2006年11月03日 | 遠藤三郎陸軍中将
しばらくして、石原莞爾中佐参謀が入ってきて無言のままピョコンと敬礼して立ち去った。取り付く島もない無いという感じだった。

 遠藤少佐は石原中佐とは同郷、同幼年学校の出身であり、幼少のころから親しくしていたので、石原中佐の後を追って、廊下に呼びとめ「我々の来た理由も聞かず、ただ毛嫌いされるのはおかしいではないか。まず話し合ってください」と申し入れた。

 石原中佐は「何しに来たか位は分かっている。橋本猫之助(虎をもじって軽蔑したもの)や陸軍省の属吏(西原少佐を指す)などは初めから問題にしていないが、統帥の本流に居る君までが統帥を紊して来るとは何事か」と喰ってかかった。

 遠藤少佐は「私どもは決してあなた方を妨害しに着たのではありません。

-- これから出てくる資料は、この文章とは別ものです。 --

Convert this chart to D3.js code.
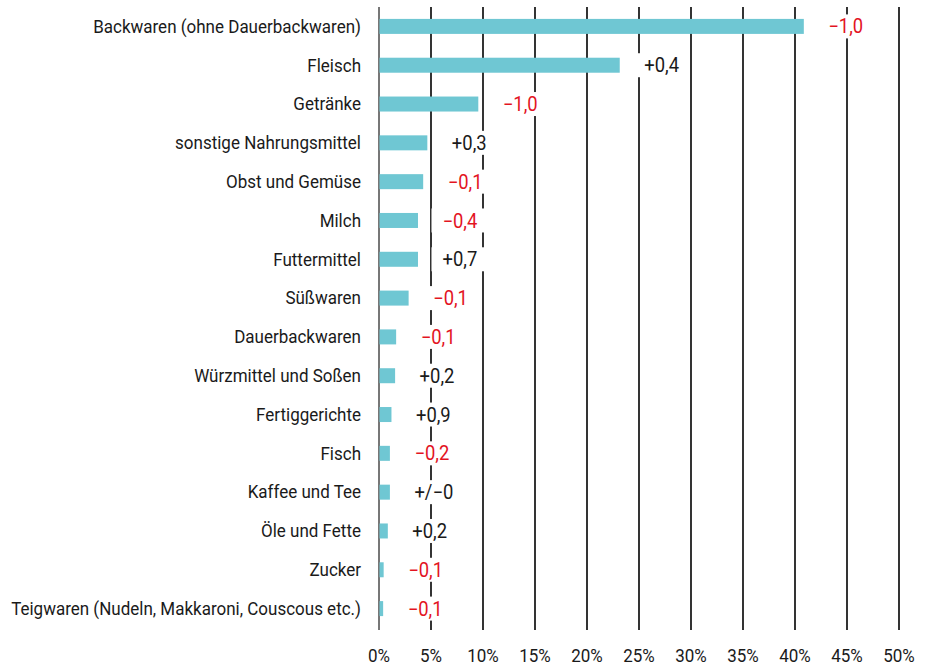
<!DOCTYPE html>
<html>
<head>
<meta charset="utf-8">
<script src="https://cdn.jsdelivr.net/npm/d3@7"></script>
<style>
  body { margin: 0; background: #fff; }
  text { font-family: "Roboto", "Liberation Sans", sans-serif; font-size: 18px; }
  .change-labels text { font-size: 19.5px; }
</style>
</head>
<body>
<svg></svg>
<script>
const categories = [
  'Backwaren (ohne Dauerbackwaren)', 'Fleisch', 'Getränke', 'sonstige Nahrungsmittel',
  'Obst und Gemüse', 'Milch', 'Futtermittel', 'Süßwaren', 'Dauerbackwaren',
  'Würzmittel und Soßen', 'Fertiggerichte', 'Fisch', 'Kaffee und Tee', 'Öle und Fette',
  'Zucker', 'Teigwaren (Nudeln, Makkaroni, Couscous etc.)'
]
const shares = [40.8, 23.1, 9.5, 4.6, 4.2, 3.7, 3.7, 2.8, 1.6, 1.5, 1.15, 1.0, 1.0, 0.8, 0.4, 0.35]
const changes = ['−1,0', '+0,4', '−1,0', '+0,3', '−0,1', '−0,4', '+0,7', '−0,1', '−0,1',
  '+0,2', '+0,9', '−0,2', '+/−0', '+0,2', '−0,1', '−0,1']
const ticks = [0, 5, 10, 15, 20, 25, 30, 35, 40, 45, 50]

const WIDTH = 925
const HEIGHT = 666
const BAR_COLOR = '#6fc7d3'
const RED = '#e3141f'
const INK = '#1a1a1a'
const BAR_H = 15

const data = categories.map((c, i) => ({name: c, value: shares[i], change: changes[i]}))

const x = d3.scaleLinear()
  .domain([0, 50])
  .range([379, 899])
const y = d3.scaleBand()
  .domain(categories)
  .range([7, 628])
const cy = d => y(d.name) + y.bandwidth() / 2

const svg = d3.select('svg')
  .attr('width', WIDTH)
  .attr('height', HEIGHT)

// the reference uses a condensed face; squeeze Roboto to the same width
const probe = svg.append('text').text(categories[0])
const K = 268 / probe.node().getComputedTextLength()
probe.remove()

// gridlines + ticks
svg.append('g')
  .attr('class', 'grid')
  .selectAll('line')
  .data(ticks)
  .enter().append('line')
    .attr('x1', d => x(d))
    .attr('x2', d => x(d))
    .attr('y1', 7)
    .attr('y2', 630)
    .attr('stroke', d => d === 0 ? '#555' : '#000')
    .attr('stroke-width', 1.6)

svg.append('g')
  .attr('class', 'tick-labels')
  .selectAll('text')
  .data(ticks)
  .enter().append('text')
    .attr('transform', d => `translate(${x(d)},662) scale(${K},1)`)
    .attr('text-anchor', 'middle')
    .attr('fill', INK)
    .text(d => d + '%')

// category labels
svg.append('g')
  .attr('class', 'cat-labels')
  .selectAll('text')
  .data(data)
  .enter().append('text')
    .attr('transform', d => `translate(361,${cy(d)}) scale(${K},1)`)
    .attr('dy', '0.35em')
    .attr('text-anchor', 'end')
    .attr('fill', INK)
    .text(d => d.name)

// value labels with white boxes that cut the gridlines
const lab = svg.append('g')
  .attr('class', 'change-labels')
  .selectAll('g')
  .data(data)
  .enter().append('g')
    .attr('transform', d => `translate(${x(d.value) + 25},${cy(d)})`)

lab.append('rect')
  .attr('fill', '#fff')
lab.append('text')
  .attr('transform', `scale(${K},1)`)
  .attr('dy', '0.36em')
  .attr('fill', d => d.change.startsWith('−') ? RED : INK)
  .text(d => d.change)
lab.each(function() {
  const w = d3.select(this).select('text').node().getComputedTextLength() * K
  d3.select(this).select('rect')
    .attr('x', -11)
    .attr('y', -12)
    .attr('width', w + 22)
    .attr('height', 24)
})

// bars
svg.append('g')
  .attr('class', 'bars')
  .selectAll('rect')
  .data(data)
  .enter().append('rect')
    .attr('x', x(0) + 0.5)
    .attr('y', d => y(d.name) + (y.bandwidth() - BAR_H) / 2)
    .attr('width', d => x(d.value) - x(0))
    .attr('height', BAR_H)
    .attr('fill', BAR_COLOR)
</script>
</body>
</html>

満州問題の解決は関東軍だけではどうにもならんでしょう。中央と心を合わせ、力をあわせてこそ始めて解決し得る問題ではありませんか。あなた方は私どもを利用したらよいではありませんか」などと石原中佐に言ったところ、嫌悪な空気も和らいだ。

 「将軍の遺言・遠藤三郎日記」(毎日新聞社)によると、満州事変の発端、奉天・柳条溝の満鉄線爆破事件も中国側を攻撃する口実作りだった。

 関東軍の板垣征四郎、石原莞爾の両参謀らが策を練り、今田新太郎大尉が爆薬を用意し、河本末守中尉が仕掛けたといわれている。

 著者の宮武剛氏が戦後、八十七歳の片倉衷元陸軍少将にインタビューした時、片倉は「本庄繁軍司令官と翌十九日、奉天へ行くと今田が『敵の演習命令です』と証拠書類を提出しかけた。それが十八日じゃなく、なんと十九日付なんだ。俺が気づき九の数字だけマッチで焼かせた」と語った。

 石原から「満州の王様」と皮肉交じりに命名された片倉大尉(当時)は、興味深いエピソードも語っている。

 「今田大尉がノイローゼになったんだ。仕方なく内地に転任させた。あの人は十八日の夜北大営を急襲し(張学良の命令で)ほとんど無抵抗の支那兵を斬った。抵抗しない人間を斬ると印象に残るもんだ。幻想に襲われて夜眠れない~修養が足りないんだ」。

 昭和6年11月3日、満州事変視察行から帰った遠藤少佐は直ちに東京・三宅坂の参謀本部へ出動する。浅川大尉から遠藤少佐の出したチチハル出兵の意見具申が関東軍と協議したものであると参某本部は見た。つまり石原とグルになって出兵を策したと見たのである。

 遠藤少佐は今村均作戦課長から「すっかりミイラ取りがミイラになったじゃないか。当分の間、仕事せんでいい」と言われた。

 ところが荒木陸相、真崎甚三郎参謀次長のいわゆる皇道派が実権を握ると、満州国建国へ突っ走る関東軍への批判は急速に賞賛へ変わった。

 昭和7年2月8日、今村作戦課長は辞めさせられ、代わりに小畑敏四郎大佐が作戦課長に就任した。この日の日記に遠藤は「理由は解らずも国家多事の際、第一部の要職にある者を交替せしむる如きは国軍のため決して採るべからず所にして遺憾この上なし」と記している。

 その夜、遠藤少佐は新宿の宝亭で今村の送別の宴を持った。だが陸軍の良識派とされる今村を尊敬しながらも、どこか、そりが合わず、遠藤は戦後も日中国交回復運動などで、今村と激しく論争した。

 「日中十五年戦争と私」(日中書林)によると、満州事変勃発後の昭和7年2月ジュネーブから「国際連盟は3月3日、日支両軍に停戦を勧告する」という極秘電報が参謀本部に入った。

 参謀本部は3月3日に停戦勧告が発せられる前に支那軍を蘇州付近の湿地帯まで撃退し、日本軍勝利の下で自主的に停戦し得れば問題は無いが、戦況不利な状態で停戦すれば支那軍の勝利が宣伝され、日本軍の名声は失墜し、満州問題の解決も困難になると考えた。

 そこで参謀本部の小畑作戦課長はさらに二個師団を増派して3月3日以前に敵を撃退する必要ありと荒木陸軍大臣にのみ内諾を得て、その計画を秘密裏に立案するよう参謀本部部員の遠藤三郎少佐に命じた。